Aim of the task » Reproduce all of the data word for word.

___ Record list

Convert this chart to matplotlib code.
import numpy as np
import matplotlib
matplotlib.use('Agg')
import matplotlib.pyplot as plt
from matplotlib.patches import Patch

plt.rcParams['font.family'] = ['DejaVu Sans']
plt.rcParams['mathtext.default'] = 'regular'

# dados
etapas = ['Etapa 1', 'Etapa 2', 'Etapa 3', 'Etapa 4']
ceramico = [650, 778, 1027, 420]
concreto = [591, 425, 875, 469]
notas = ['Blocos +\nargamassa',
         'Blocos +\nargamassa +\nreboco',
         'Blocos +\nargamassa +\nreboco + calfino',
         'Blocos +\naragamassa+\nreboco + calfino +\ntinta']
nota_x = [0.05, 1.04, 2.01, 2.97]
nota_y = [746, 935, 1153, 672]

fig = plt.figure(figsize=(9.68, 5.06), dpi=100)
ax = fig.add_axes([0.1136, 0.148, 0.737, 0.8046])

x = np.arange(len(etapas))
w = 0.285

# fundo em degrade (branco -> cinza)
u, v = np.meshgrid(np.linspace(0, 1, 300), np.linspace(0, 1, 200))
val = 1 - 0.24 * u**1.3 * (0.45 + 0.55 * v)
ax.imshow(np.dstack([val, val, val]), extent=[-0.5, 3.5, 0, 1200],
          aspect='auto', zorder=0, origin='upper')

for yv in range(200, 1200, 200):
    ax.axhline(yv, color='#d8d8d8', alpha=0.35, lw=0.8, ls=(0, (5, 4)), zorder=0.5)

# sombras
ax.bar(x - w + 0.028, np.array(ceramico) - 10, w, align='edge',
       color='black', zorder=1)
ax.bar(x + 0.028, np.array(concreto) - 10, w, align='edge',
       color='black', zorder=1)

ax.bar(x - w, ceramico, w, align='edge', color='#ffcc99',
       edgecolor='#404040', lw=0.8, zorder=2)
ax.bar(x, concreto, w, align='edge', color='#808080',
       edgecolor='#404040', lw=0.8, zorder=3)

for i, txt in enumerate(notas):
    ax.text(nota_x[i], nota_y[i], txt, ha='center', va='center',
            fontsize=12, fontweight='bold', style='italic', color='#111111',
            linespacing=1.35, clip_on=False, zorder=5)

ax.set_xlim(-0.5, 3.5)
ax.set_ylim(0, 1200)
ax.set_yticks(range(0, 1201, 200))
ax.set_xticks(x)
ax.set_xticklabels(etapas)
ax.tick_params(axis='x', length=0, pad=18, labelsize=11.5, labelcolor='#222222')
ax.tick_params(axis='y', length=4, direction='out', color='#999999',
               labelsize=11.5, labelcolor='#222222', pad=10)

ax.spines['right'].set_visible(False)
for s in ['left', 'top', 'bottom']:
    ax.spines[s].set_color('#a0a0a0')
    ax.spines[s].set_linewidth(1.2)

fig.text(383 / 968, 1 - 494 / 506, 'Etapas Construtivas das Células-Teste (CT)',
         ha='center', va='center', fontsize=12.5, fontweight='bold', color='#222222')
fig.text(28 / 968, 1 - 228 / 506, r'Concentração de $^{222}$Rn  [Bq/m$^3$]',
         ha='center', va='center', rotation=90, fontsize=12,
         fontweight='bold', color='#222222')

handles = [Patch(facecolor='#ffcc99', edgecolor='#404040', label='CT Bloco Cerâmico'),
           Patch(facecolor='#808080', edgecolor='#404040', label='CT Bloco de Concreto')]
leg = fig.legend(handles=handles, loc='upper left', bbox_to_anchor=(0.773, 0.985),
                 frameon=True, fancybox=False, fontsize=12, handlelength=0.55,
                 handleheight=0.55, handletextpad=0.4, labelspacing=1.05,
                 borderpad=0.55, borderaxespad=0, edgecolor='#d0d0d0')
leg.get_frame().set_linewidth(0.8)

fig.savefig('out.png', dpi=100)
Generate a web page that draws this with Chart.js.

______

Response to the task »
Convert this chart to matplotlib code.
import numpy as np
import matplotlib
matplotlib.use('Agg')
import matplotlib.pyplot as plt
from matplotlib.patches import Patch

plt.rcParams['font.family'] = ['DejaVu Sans']
plt.rcParams['mathtext.default'] = 'regular'

# dados
etapas = ['Etapa 1', 'Etapa 2', 'Etapa 3', 'Etapa 4']
ceramico = [650, 778, 1027, 420]
concreto = [591, 425, 875, 469]
notas = ['Blocos +\nargamassa',
         'Blocos +\nargamassa +\nreboco',
         'Blocos +\nargamassa +\nreboco + calfino',
         'Blocos +\naragamassa+\nreboco + calfino +\ntinta']
nota_x = [0.05, 1.04, 2.01, 2.97]
nota_y = [746, 935, 1153, 672]

fig = plt.figure(figsize=(9.68, 5.06), dpi=100)
ax = fig.add_axes([0.1136, 0.148, 0.737, 0.8046])

x = np.arange(len(etapas))
w = 0.285

# fundo em degrade (branco -> cinza)
u, v = np.meshgrid(np.linspace(0, 1, 300), np.linspace(0, 1, 200))
val = 1 - 0.24 * u**1.3 * (0.45 + 0.55 * v)
ax.imshow(np.dstack([val, val, val]), extent=[-0.5, 3.5, 0, 1200],
          aspect='auto', zorder=0, origin='upper')

for yv in range(200, 1200, 200):
    ax.axhline(yv, color='#d8d8d8', alpha=0.35, lw=0.8, ls=(0, (5, 4)), zorder=0.5)

# sombras
ax.bar(x - w + 0.028, np.array(ceramico) - 10, w, align='edge',
       color='black', zorder=1)
ax.bar(x + 0.028, np.array(concreto) - 10, w, align='edge',
       color='black', zorder=1)

ax.bar(x - w, ceramico, w, align='edge', color='#ffcc99',
       edgecolor='#404040', lw=0.8, zorder=2)
ax.bar(x, concreto, w, align='edge', color='#808080',
       edgecolor='#404040', lw=0.8, zorder=3)

for i, txt in enumerate(notas):
    ax.text(nota_x[i], nota_y[i], txt, ha='center', va='center',
            fontsize=12, fontweight='bold', style='italic', color='#111111',
            linespacing=1.35, clip_on=False, zorder=5)

ax.set_xlim(-0.5, 3.5)
ax.set_ylim(0, 1200)
ax.set_yticks(range(0, 1201, 200))
ax.set_xticks(x)
ax.set_xticklabels(etapas)
ax.tick_params(axis='x', length=0, pad=18, labelsize=11.5, labelcolor='#222222')
ax.tick_params(axis='y', length=4, direction='out', color='#999999',
               labelsize=11.5, labelcolor='#222222', pad=10)

ax.spines['right'].set_visible(False)
for s in ['left', 'top', 'bottom']:
    ax.spines[s].set_color('#a0a0a0')
    ax.spines[s].set_linewidth(1.2)

fig.text(383 / 968, 1 - 494 / 506, 'Etapas Construtivas das Células-Teste (CT)',
         ha='center', va='center', fontsize=12.5, fontweight='bold', color='#222222')
fig.text(28 / 968, 1 - 228 / 506, r'Concentração de $^{222}$Rn  [Bq/m$^3$]',
         ha='center', va='center', rotation=90, fontsize=12,
         fontweight='bold', color='#222222')

handles = [Patch(facecolor='#ffcc99', edgecolor='#404040', label='CT Bloco Cerâmico'),
           Patch(facecolor='#808080', edgecolor='#404040', label='CT Bloco de Concreto')]
leg = fig.legend(handles=handles, loc='upper left', bbox_to_anchor=(0.773, 0.985),
                 frameon=True, fancybox=False, fontsize=12, handlelength=0.55,
                 handleheight=0.55, handletextpad=0.4, labelspacing=1.05,
                 borderpad=0.55, borderaxespad=0, edgecolor='#d0d0d0')
leg.get_frame().set_linewidth(0.8)

fig.savefig('out.png', dpi=100)
Generate a web page that draws this with Chart.js.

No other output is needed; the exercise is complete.